Pour aller chercher de la croissance, Guillaume de Laforcade a annoncé une « montée en puissance » de l’équipe de commerciaux. Tous les circuits sont visés : la grande distribution, les commerces de proximité, l’export… Si tout est mis en œuvre du côté du groupe Jaillance pour retrouver une croissance durable, le président Olivier Rey a tout de même insisté sur le nécessaire accompagnement de l’État. « Le monde viticole est toujours en attente de certaines mesures conjoncturelles promises par le gouvernement et qui ne sont pour l’instant pas à la hauteur des besoins de la filière pour surmonter cette crise », a-t-il déclaré. C’est Martine Charmet, conseillère départementale, qui a clôturé cette assemblée générale, rappelant qu’en 74 ans d’existence, la coopérative avait déjà traversé des périodes difficiles et que le collectif permettrait sans nul doute aux viticulteurs de surmonter une nouvelle fois les chocs.

Sophie Sabot

Bulles de Break, vin pétillant à la pression, innovation de Jaillance. ©S.S.-AD26.
EN BREF

Le vignoble du Diois touché par le gel

Nicolas Fermond, directeur technique, a dressé un premier bilan, même s’il n’est pas encore complet des conséquences de la vague de froid entre le 19 et le 25 avril. Les vignes de la vallée de la Gervanne ont été selon lui « peu ou pas touchées » par le gel. En remontant la vallée, vers Piégros-la-Clastre, Aubenasson, Saint-Sauveur-en-Diois, les bas-fonds sont touchés. Plus haut vers Espenel, Vercheny, l’impact a été plus important avec des parcelles en plaine comme des bas-fonds qui ont subi le gel. « Les plus gros dégâts se situent entre Aix-en-Diois et Poyols où, sur certaines communes, les pertes sont évaluées à plus de 40 %. Les chiffres ne sont pas consolidés mais on peut malheureusement déjà imaginer que le potentiel de production de la cave est amputé d’une vingtaine de pourcents », a estimé Nicolas Fermond.

En chiffres

Des adhérents relativement jeunes

La coopérative Die-Jaillance compte 210 adhérents, qui représentent 182 exploitations. Le nombre d’adhérents a reculé de 4,5 % en un an. « Des départs en retraite mais pas que, a signalé Nicolas Fermond. Il y a aussi des abandons de l’atelier vigne sur certaines exploitations ». À noter, 52 % des surfaces sont entre les mains de viticulteurs de moins de 45 ans. Ainsi, en prenant en compte la tranche d’âge supérieure, ce sont 80 % des surfaces qui sont exploitées par des moins de 55 ans.

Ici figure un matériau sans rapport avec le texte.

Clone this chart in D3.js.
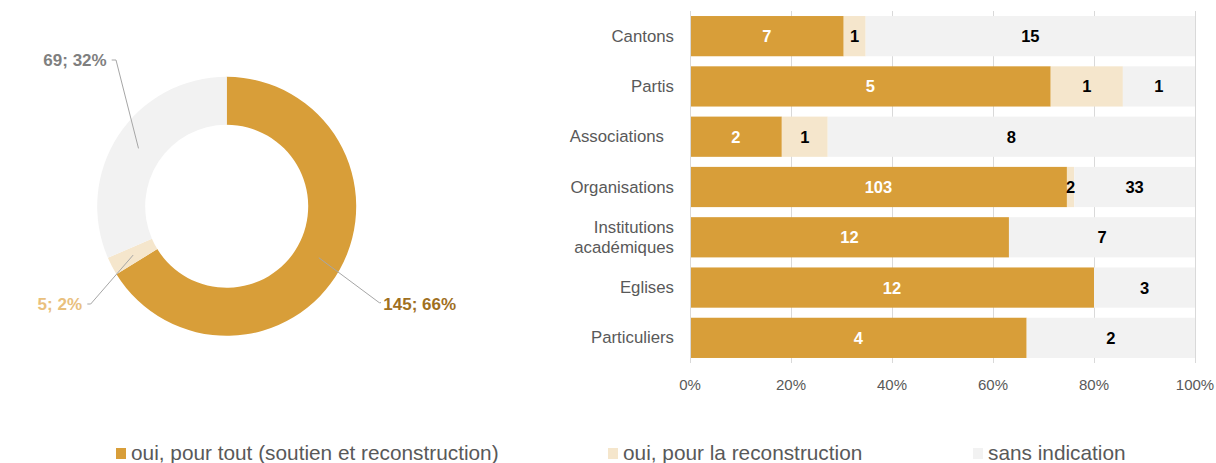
<!DOCTYPE html>
<html><head><meta charset="utf-8">
<script src="https://cdn.jsdelivr.net/npm/d3@7"></script>
<style>
html,body{margin:0;padding:0;background:#fff;}
svg{display:block;font-family:"Liberation Sans",Arial,sans-serif;}
</style></head>
<body>
<svg id="c" width="1216" height="463"></svg>
<script>
// ---- data ----
const seriesNames = ["oui, pour tout (soutien et reconstruction)", "oui, pour la reconstruction", "sans indication"];
const donutValues = [145, 5, 69];
const donutLabels = ["145; 66%", "5; 2%", "69; 32%"];
const categories = ["Cantons", "Partis", "Associations", "Organisations", "Institutions\nacadémiques", "Eglises", "Particuliers"];
const valsAll = [7, 5, 2, 103, 12, 12, 4];
const valsReco = [1, 1, 1, 2, 0, 0, 0];
const valsNone = [15, 1, 8, 33, 7, 3, 2];
const xTicks = [0, 0.2, 0.4, 0.6, 0.8, 1];

const colors = ["#D89E39", "#F5E6CC", "#F2F2F2"];
const labelColorsDonut = ["#A0701F", "#E9C07D", "#7F7F7F"];
const barLabelColors = ["#ffffff", "#000000", "#000000"];

const svg = d3.select("#c");

// ---- donut ----
const cx = 226.7, cy = 206.3, R = 129.5, r = 81.5;
const pie = d3.pie().sort(null).value(d => d)(donutValues);
const arc = d3.arc().innerRadius(r).outerRadius(R);
const dg = svg.append("g").attr("transform", `translate(${cx},${cy})`);
dg.selectAll("path").data(pie).enter().append("path")
  .attr("d", arc).attr("fill", (d, i) => colors[i]);

// label layout (relative to centre): elbow point, text anchor
const labelLayout = [
  {elbow: [152.6, 96.4], end: [154.3, 96.4], tx: 156.6, ty: 98.7, anchor: "start"},
  {elbow: [-136, 97.7], end: [-139.4, 97.7], tx: -144.7, ty: 98.7, anchor: "end"},
  {elbow: [-110.7, -146.3], end: [-115, -146.3], tx: -120, ty: -146.3, anchor: "end"}
];
const mid = d3.arc().innerRadius((r + R) / 2).outerRadius((r + R) / 2);
pie.forEach((d, i) => {
  const c = mid.centroid(d);
  const L = labelLayout[i];
  dg.append("polyline")
    .attr("points", [c, L.elbow, L.end].map(p => p.join(",")).join(" "))
    .attr("fill", "none").attr("stroke", "#A6A6A6").attr("stroke-width", 1);
  dg.append("text").attr("x", L.tx).attr("y", L.ty)
    .attr("text-anchor", L.anchor).attr("dominant-baseline", "central")
    .attr("font-size", "17px").attr("font-weight", "bold")
    .attr("fill", labelColorsDonut[i]).text(donutLabels[i]);
});

// ---- stacked 100% bar ----
const x = d3.scaleLinear().domain([0, 1]).range([690, 1195]);
const y = d3.scaleBand().domain(categories).range([11, 363]).paddingInner(0.2).paddingOuter(0.1);

const bg = svg.append("g");
// gridlines
bg.selectAll("line.grid").data(xTicks).enter().append("line")
  .attr("x1", d => x(d)).attr("x2", d => x(d))
  .attr("y1", 11).attr("y2", 363)
  .attr("stroke", "#D9D9D9").attr("stroke-width", 1)
  .attr("shape-rendering", "crispEdges");

const rows = categories.map((c, i) => {
  const v = [valsAll[i], valsReco[i], valsNone[i]];
  const tot = v[0] + v[1] + v[2];
  let acc = 0;
  return v.map((val, k) => {
    const s = {cat: c, k, val, x0: acc / tot, x1: (acc + val) / tot};
    acc += val;
    return s;
  });
}).flat();

bg.selectAll("rect.seg").data(rows.filter(d => d.val > 0)).enter().append("rect")
  .attr("x", d => x(d.x0)).attr("width", d => x(d.x1) - x(d.x0))
  .attr("y", d => y(d.cat)).attr("height", y.bandwidth())
  .attr("fill", d => colors[d.k]);

bg.selectAll("text.val").data(rows.filter(d => d.val > 0)).enter().append("text")
  .attr("x", d => (x(d.x0) + x(d.x1)) / 2)
  .attr("y", d => y(d.cat) + y.bandwidth() / 2)
  .attr("text-anchor", "middle").attr("dominant-baseline", "central")
  .attr("font-size", "16.5px").attr("font-weight", "bold")
  .attr("fill", d => barLabelColors[d.k]).text(d => d.val);

// left axis line
bg.append("line").attr("x1", x(0)).attr("x2", x(0)).attr("y1", 11).attr("y2", 363)
  .attr("stroke", "#D9D9D9").attr("shape-rendering", "crispEdges");

// category labels
categories.forEach(c => {
  const lines = c.split("\n");
  const yc = y(c) + y.bandwidth() / 2;
  const t = bg.append("text").attr("text-anchor", "end")
    .attr("font-size", "16.8px").attr("fill", "#595959");
  const extra = c === "Associations" ? 10 : 0;
  lines.forEach((ln, j) => {
    t.append("tspan").attr("x", x(0) - 16 - extra)
      .attr("y", yc + (j - (lines.length - 1) / 2) * 19.5)
      .attr("dominant-baseline", "central").text(ln);
  });
});

// x tick labels
bg.selectAll("text.tick").data(xTicks).enter().append("text")
  .attr("x", d => x(d)).attr("y", 384.5)
  .attr("text-anchor", "middle").attr("dominant-baseline", "central")
  .attr("font-size", "15px").attr("fill", "#595959")
  .text(d => d3.format(".0%")(d));

// ---- legend ----
const legX = [116, 608, 973];
const lg = svg.append("g");
seriesNames.forEach((s, i) => {
  lg.append("rect").attr("x", legX[i]).attr("y", 448).attr("width", 10).attr("height", 11)
    .attr("fill", colors[i]);
  lg.append("text").attr("x", legX[i] + 15).attr("y", 460)
    .attr("font-size", "20.8px").attr("fill", "#595959").text(s);
});
</script>
</body></html>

Des surfaces qui, en 2023, représentent 1 171 ha, en légère diminution après un pic de 1 191 ha en 2021. Pour mémoire, la limitation des surfaces a été actée par le conseil d’administration de la coopérative, dans la droite ligne des orientations du syndicat d’appellation.

Côté cépage, le muscat petit grain représente 79 % des 1 171 ha, contre 19 % pour la clairette. Le reste se répartissant entre de petites surfaces en gamay, syrah, pinot noir, aligoté et chardonnay. Nicolas Fermond a alerté sur le recul du cépage clairette et indiqué que la cave réfléchit à un dispositif incitatif pour l’enrayer. « Ce cépage fait partie des enjeux car [commercialement] nous voulons mettre l’accent sur le crémant de Die et la clairette brut », a-t-il souligné.